What is needed: From the entries below, gather every line containing the string "that".

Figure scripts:
········

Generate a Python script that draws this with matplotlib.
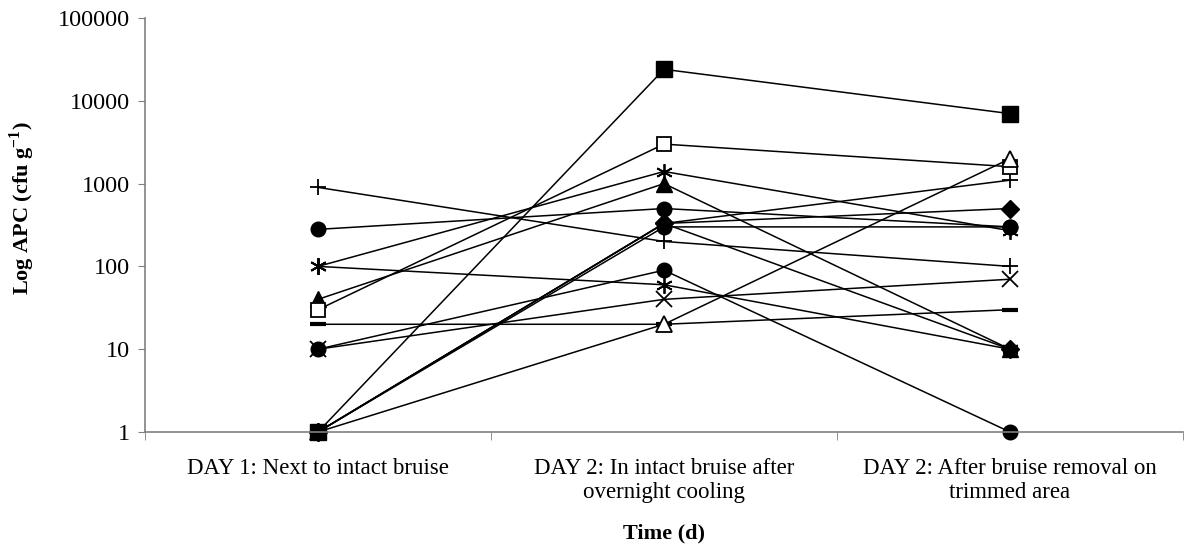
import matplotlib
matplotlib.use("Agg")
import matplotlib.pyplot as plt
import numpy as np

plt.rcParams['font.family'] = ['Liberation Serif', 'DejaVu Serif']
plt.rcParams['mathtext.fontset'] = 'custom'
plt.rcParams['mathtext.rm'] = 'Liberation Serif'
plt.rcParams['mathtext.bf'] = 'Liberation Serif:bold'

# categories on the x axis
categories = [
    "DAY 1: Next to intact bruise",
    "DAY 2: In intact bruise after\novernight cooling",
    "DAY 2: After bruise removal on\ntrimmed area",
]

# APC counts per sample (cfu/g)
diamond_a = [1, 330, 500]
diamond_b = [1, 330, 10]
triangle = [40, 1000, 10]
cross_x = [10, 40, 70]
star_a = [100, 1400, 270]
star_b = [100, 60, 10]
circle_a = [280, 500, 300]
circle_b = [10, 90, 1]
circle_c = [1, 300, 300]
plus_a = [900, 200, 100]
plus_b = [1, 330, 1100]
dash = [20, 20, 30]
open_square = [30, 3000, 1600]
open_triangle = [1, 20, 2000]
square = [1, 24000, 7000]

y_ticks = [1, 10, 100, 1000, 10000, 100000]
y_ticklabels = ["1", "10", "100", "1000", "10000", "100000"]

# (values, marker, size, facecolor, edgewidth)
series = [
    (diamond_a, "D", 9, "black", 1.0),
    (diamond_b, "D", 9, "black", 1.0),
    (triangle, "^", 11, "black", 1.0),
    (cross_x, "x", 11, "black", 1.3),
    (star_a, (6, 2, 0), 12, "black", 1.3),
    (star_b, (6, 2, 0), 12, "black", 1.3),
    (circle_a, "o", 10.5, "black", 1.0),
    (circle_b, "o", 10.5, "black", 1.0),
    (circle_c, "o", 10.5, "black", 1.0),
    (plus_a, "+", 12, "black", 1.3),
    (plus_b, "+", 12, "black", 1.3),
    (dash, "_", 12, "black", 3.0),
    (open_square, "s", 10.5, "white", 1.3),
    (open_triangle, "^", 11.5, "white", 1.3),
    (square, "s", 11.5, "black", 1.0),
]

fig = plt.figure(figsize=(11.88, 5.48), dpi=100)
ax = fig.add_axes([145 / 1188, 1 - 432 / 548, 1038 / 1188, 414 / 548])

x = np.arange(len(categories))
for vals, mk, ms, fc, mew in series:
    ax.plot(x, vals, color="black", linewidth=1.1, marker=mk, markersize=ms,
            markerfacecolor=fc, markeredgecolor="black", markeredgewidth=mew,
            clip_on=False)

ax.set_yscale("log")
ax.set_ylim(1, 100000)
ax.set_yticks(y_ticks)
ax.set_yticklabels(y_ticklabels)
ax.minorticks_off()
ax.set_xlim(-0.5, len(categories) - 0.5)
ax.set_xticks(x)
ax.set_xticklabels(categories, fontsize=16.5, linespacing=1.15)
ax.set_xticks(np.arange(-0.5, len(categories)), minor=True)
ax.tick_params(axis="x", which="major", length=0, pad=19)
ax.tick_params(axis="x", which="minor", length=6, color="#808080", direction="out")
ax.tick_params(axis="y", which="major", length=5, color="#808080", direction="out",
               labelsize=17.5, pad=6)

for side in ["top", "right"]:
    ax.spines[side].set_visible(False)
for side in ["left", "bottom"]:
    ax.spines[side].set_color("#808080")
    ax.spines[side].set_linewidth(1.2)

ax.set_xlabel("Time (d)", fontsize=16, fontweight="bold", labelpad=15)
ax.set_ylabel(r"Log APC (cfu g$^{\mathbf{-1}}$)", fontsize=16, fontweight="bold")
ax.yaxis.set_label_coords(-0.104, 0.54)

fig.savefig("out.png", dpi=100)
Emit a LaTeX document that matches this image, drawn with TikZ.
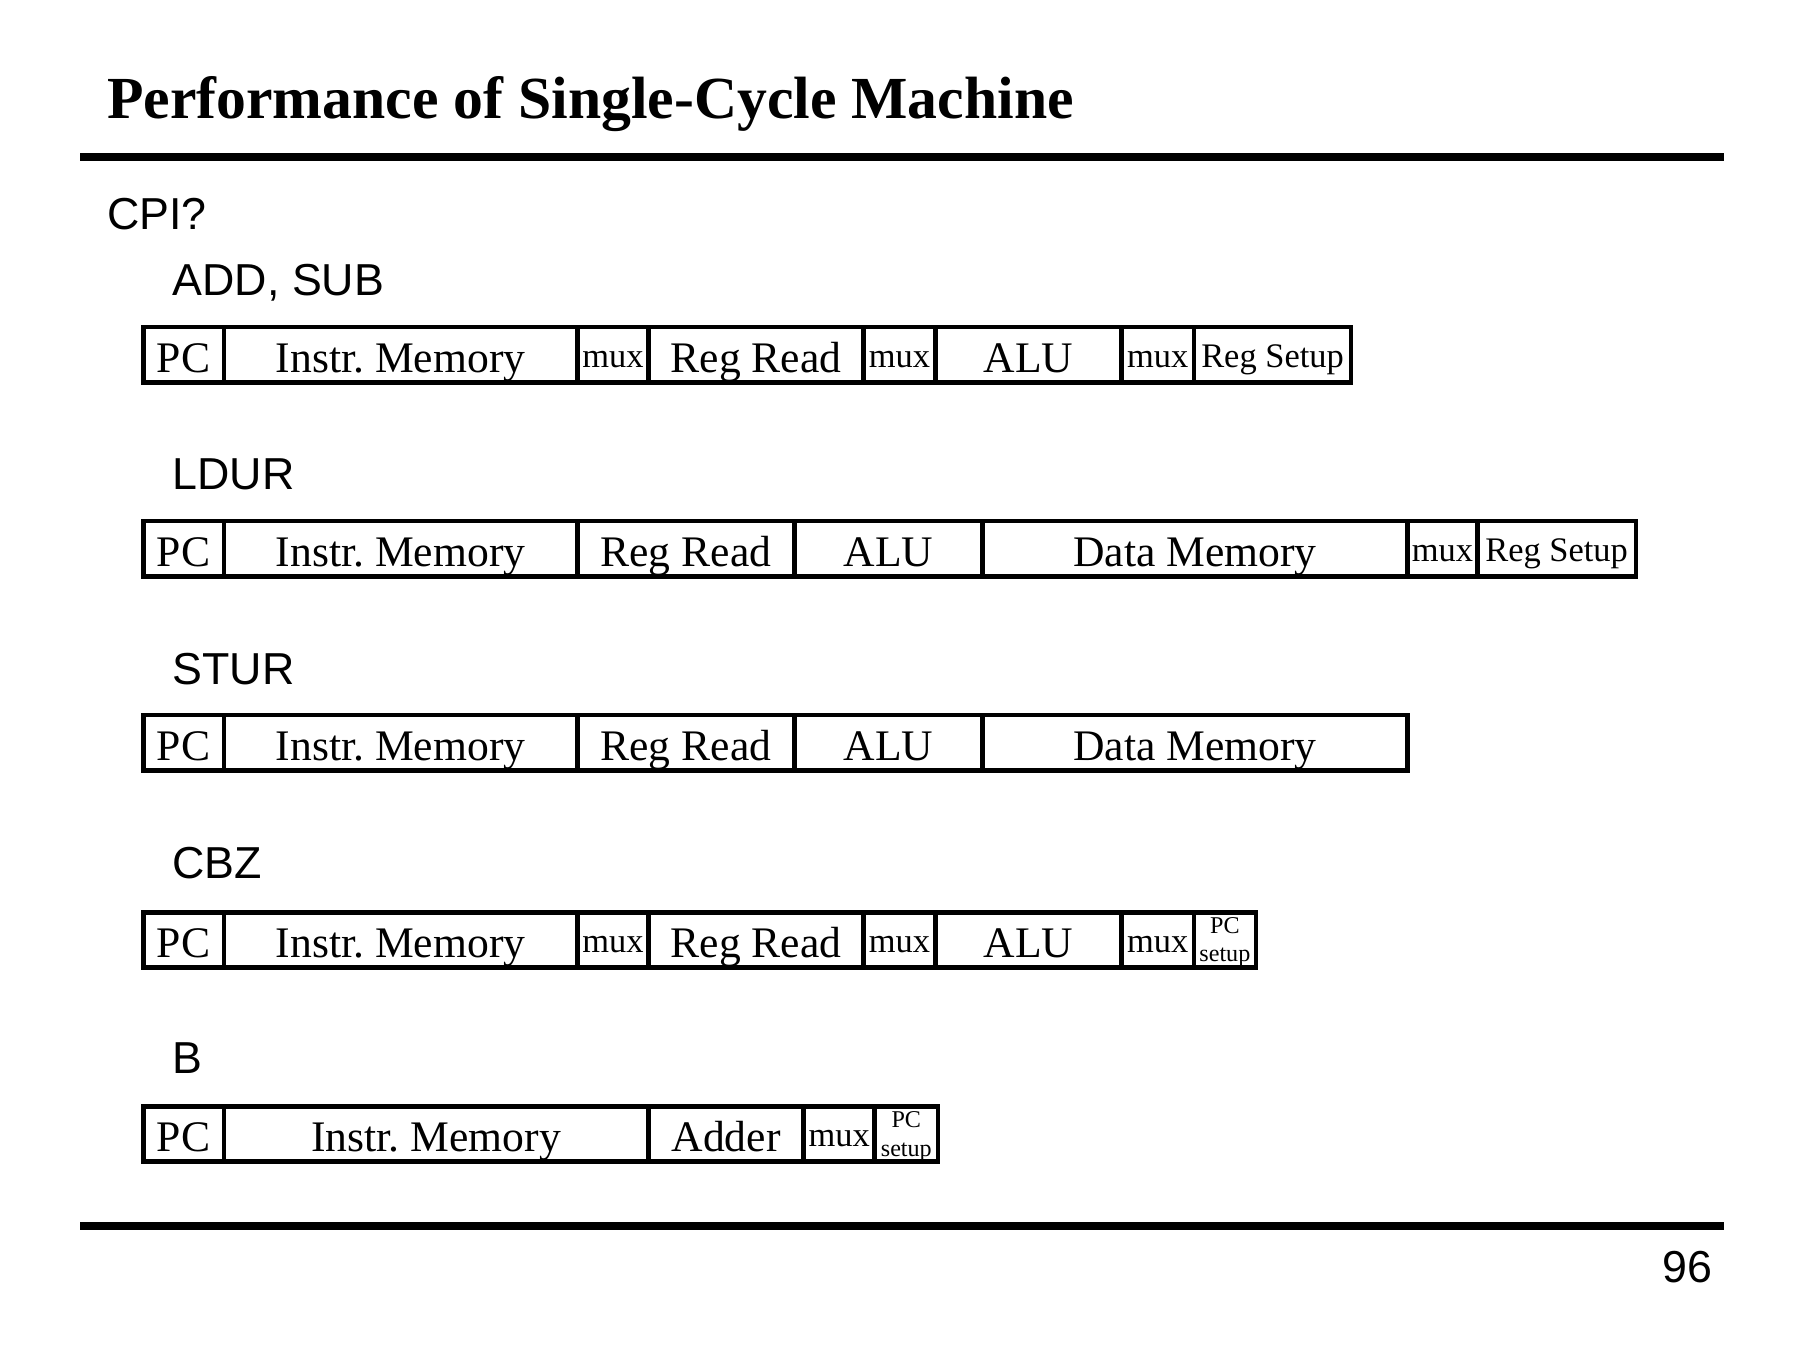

········

Answer for this exercise:
Generate a Python script that draws this with matplotlib.
Emit a LaTeX document that matches this image, drawn with TikZ.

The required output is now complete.